Reid, Daniel (1844-1904)
Transcription of Obituary in the Primitive Methodist Magazine by A.T.G.
In the sudden and tragic death of Mr. D. Reid, Northern Primitive Methodism lost a strong man of charming personality, commanding influence and unflinching fidelity.
He was born in a pitman’s home in Scotswood in 1844; his father, a miner, was killed in the pit when his son was only three years of age; he knew many difficulties and privations in early life, and while still a lad he went down the pit to work in days when mining was not safe-guarded by the beneficent regulations that exist to-day; all this was a stern schooling that did not sour him but fitted him to become in after years a champion of the poor.

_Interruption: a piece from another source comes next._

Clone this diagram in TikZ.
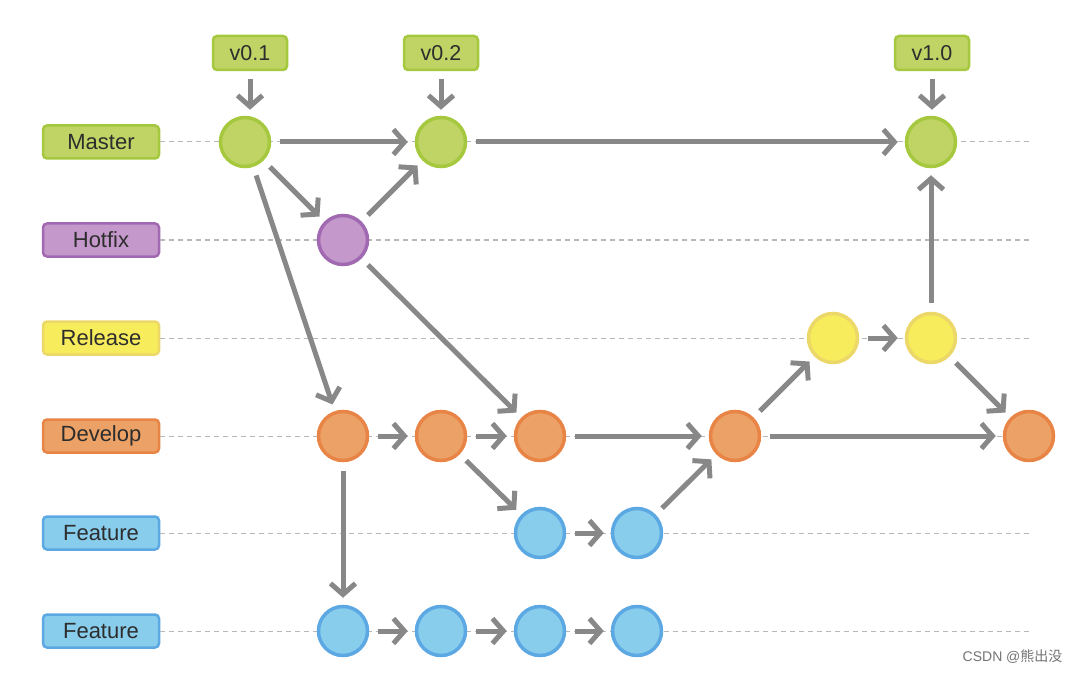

In early life he was converted under the ministry of the late Peter Mackenzie, and while still in his teens became a local preacher and official in the church. He rapidly gained the confidence of his fellow-workmen, was their agent for years, and represented them in many a Conference; for sixteen years he was an agent for the Northumberland and Durham Miners’ Permanent Relief Fund, one of the greatest achievements of social self-help in the world, and for four years was its general Secretary. He took a wise and fervent interest in public affairs, attended several Trades’ Union Congresses and was invited to stand for Parliament. He was once warmly congratulated by the late W.E. Gladstone, for his eloquence and statesmanship as a miners’ advocate.

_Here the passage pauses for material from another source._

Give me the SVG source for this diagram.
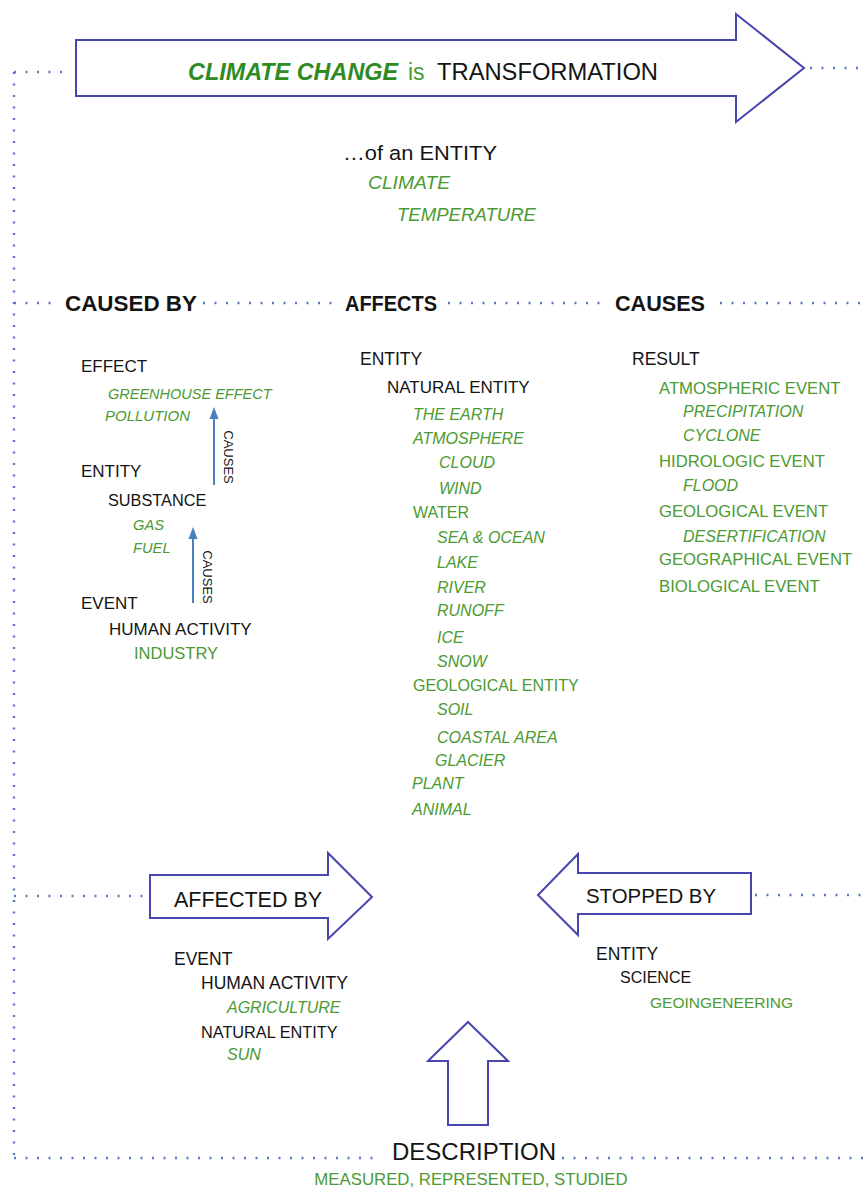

But above all he was a local preacher: preaching was a passion with him, he was a student to the end, no gift more precious in his judgment than a good book; as a result he was cultured in the best sense, he preached and lectured constantly in the best circuits in the Sunderland and Newcastle District.
As a labour leader he was cautious and resolute. It was the philanthropic side of Trades Unionism that most appealed to him, and in a village that is to be built for aged miners, it has been decided to call one of the streets “Reid Street,” as a recognition of his devoted labours for his unfortunate brethren.
Though a self-made man, he was singularly modest, indeed his retiring disposition often hid from the superficial observer his real strength; he was sensitive and preferred the quiet places, but in any crisis he could be relied on as a stalwart for justice.
On Good Friday he went for a walk in the lovely Jesmond Dene, and in the afternoon passed away with a suddenness that was tragic yet beautiful for one who held constant communion with the Highest, and who ever listened for the voice divine.
The funeral service in the Central Church will long be remembered, the beautiful church was filled with mourners, Trades Unions, Philanthropic Societies, and the churches were represented, and members of the House of Commons, like Messrs. T. Burt, J. Wilson,C. Fenwick, and J. Johnson, all joined in doing honour to a workman of the best type.
A widow and four children are left to mourn in a deep loneliness, but they, have the inspiring memory of one who earned the love of his fellows by his devotion, kindliness, and his loyalty to purposes that are divine because they are born at the foot of the Cross.
Daniel was born to parents Daniel and Mary.
Census returns identify the following occupations for Daniel.
- 1851 parish relief scholar
- 1871 coal miner
- 1881 coal miner
- 1891 miner’s agent
- 1901 secretary to miner’s relief fund
At the time of his death, on 1 April 1904, his probate record identifies Daniel as secretary of a miner’s relief fund.
Daniel married Ann Willis (1844-88) on 17 November 1862 at Newcastle upon Tyne, Northumberland. Census returns identify five children.
- Mary Ann (abt1870-1935) – a waitress (1891); married George Jopling, a waterman wherry owner (1911), in 1892
- John William (b abt1872) – a grocer’s assistant (1891)
- James (b abt1874) – a managing grocer (1901&1911))
- Daniel (abt1876-1900) – a grocer’s apprentice (1891)
- Joseph (b1881)
Daniel married Ann Wall (b1856) in early 1889 in Castle Ward, Northumberland.
Primitive Methodist Magazine1905/323
Census Returns and Births, Marriages & Deaths Registers
Note: several early records spell the surname Reed.